Material provided:
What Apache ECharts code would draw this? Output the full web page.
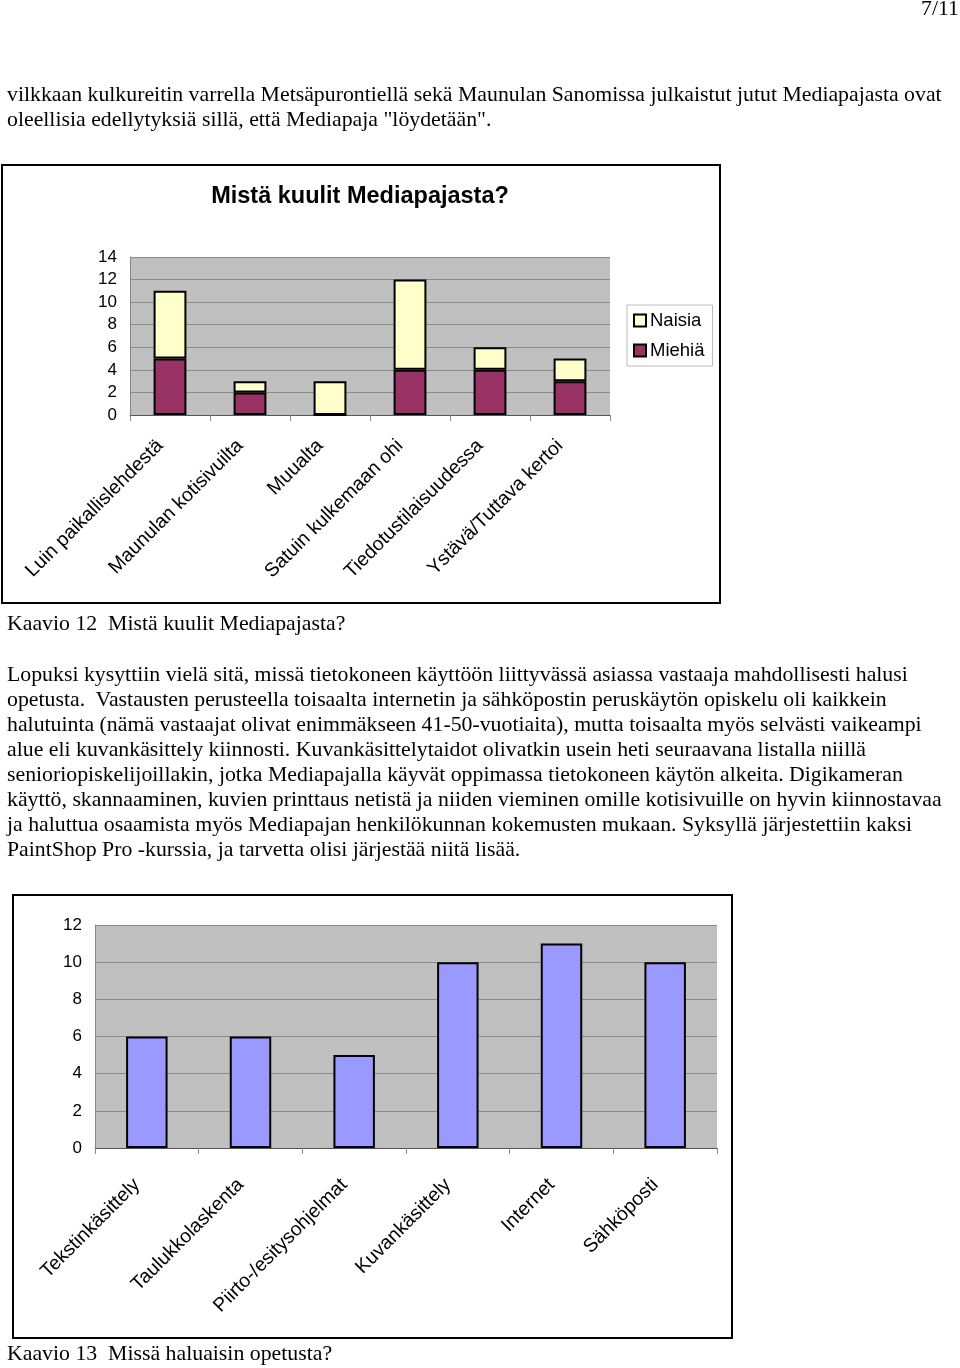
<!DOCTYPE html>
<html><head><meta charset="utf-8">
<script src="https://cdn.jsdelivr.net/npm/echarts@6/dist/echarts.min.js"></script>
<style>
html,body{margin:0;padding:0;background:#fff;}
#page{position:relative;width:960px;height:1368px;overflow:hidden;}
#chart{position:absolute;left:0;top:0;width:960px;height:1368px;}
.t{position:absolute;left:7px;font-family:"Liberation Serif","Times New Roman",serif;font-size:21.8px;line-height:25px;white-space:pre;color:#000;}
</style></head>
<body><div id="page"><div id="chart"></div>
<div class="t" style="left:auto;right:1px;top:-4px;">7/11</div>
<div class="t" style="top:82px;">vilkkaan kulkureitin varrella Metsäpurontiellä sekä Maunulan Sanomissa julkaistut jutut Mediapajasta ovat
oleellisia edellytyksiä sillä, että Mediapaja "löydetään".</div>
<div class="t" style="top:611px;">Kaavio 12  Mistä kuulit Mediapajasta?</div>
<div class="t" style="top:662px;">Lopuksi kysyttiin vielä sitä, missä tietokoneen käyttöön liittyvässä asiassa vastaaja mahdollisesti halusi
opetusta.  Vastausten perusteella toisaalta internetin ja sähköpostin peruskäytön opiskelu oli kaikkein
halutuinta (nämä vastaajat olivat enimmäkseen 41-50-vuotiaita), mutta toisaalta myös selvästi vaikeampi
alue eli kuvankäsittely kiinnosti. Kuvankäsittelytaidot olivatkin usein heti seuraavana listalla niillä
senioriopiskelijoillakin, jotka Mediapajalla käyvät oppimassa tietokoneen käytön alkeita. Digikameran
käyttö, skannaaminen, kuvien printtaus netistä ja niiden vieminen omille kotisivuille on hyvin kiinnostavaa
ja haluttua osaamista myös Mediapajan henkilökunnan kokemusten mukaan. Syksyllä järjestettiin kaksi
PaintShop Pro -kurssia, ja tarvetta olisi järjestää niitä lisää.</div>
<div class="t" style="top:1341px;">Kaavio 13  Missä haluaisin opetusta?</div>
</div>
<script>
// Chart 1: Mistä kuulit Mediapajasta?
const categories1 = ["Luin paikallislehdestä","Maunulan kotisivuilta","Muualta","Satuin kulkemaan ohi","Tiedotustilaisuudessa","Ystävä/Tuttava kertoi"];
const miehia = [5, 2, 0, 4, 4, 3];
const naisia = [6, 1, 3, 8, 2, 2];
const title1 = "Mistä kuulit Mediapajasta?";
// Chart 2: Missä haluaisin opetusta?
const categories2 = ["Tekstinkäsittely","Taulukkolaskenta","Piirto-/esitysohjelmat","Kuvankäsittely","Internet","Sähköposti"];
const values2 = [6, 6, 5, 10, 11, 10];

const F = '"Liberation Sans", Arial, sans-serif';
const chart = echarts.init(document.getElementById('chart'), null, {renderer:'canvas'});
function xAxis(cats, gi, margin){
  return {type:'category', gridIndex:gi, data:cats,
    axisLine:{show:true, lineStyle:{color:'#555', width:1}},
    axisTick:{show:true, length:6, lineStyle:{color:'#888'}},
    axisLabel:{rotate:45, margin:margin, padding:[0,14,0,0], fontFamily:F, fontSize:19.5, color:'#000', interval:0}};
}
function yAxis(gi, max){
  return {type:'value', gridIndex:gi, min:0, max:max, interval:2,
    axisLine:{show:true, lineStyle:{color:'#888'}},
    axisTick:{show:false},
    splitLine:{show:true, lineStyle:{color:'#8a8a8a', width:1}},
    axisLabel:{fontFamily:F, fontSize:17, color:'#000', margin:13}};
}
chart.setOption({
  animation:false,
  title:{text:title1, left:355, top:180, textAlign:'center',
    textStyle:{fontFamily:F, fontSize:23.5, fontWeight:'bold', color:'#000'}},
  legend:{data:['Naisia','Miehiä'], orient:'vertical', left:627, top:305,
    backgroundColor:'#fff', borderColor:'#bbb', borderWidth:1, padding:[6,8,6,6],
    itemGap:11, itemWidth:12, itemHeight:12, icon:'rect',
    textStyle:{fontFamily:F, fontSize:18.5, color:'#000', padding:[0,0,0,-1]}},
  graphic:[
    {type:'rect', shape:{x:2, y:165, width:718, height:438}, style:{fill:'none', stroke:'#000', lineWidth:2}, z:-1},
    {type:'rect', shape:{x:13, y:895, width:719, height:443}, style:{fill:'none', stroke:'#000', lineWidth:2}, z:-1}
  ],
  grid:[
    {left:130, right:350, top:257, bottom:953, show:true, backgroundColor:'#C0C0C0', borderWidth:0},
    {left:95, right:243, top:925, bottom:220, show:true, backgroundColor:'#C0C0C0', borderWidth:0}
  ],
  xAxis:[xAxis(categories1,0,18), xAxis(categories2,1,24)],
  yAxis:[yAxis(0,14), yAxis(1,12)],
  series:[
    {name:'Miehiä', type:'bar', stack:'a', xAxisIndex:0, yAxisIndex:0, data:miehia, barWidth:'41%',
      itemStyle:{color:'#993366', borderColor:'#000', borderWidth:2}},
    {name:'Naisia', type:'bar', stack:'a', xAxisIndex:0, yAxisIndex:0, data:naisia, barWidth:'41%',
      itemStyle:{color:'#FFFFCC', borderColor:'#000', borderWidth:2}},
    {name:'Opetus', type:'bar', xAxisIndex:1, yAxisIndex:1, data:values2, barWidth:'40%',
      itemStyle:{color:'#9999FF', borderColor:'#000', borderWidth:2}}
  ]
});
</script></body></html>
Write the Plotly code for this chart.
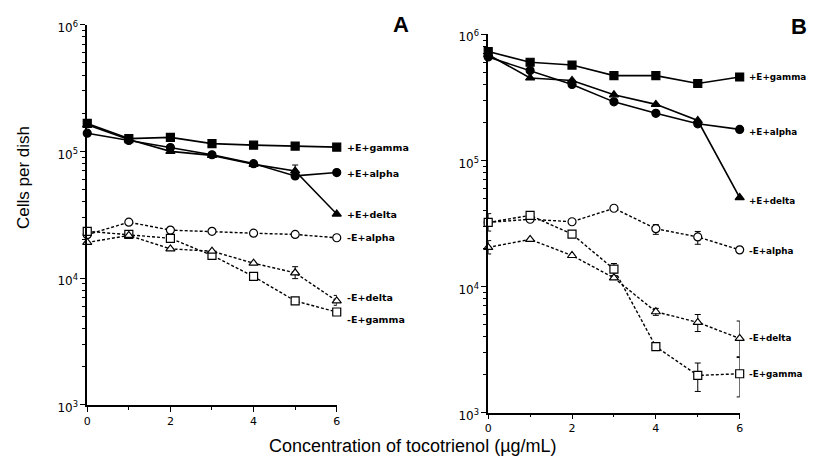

Required work:
Of the lines in this data, how many contain "page"? Reply with only the number.

Written response:
3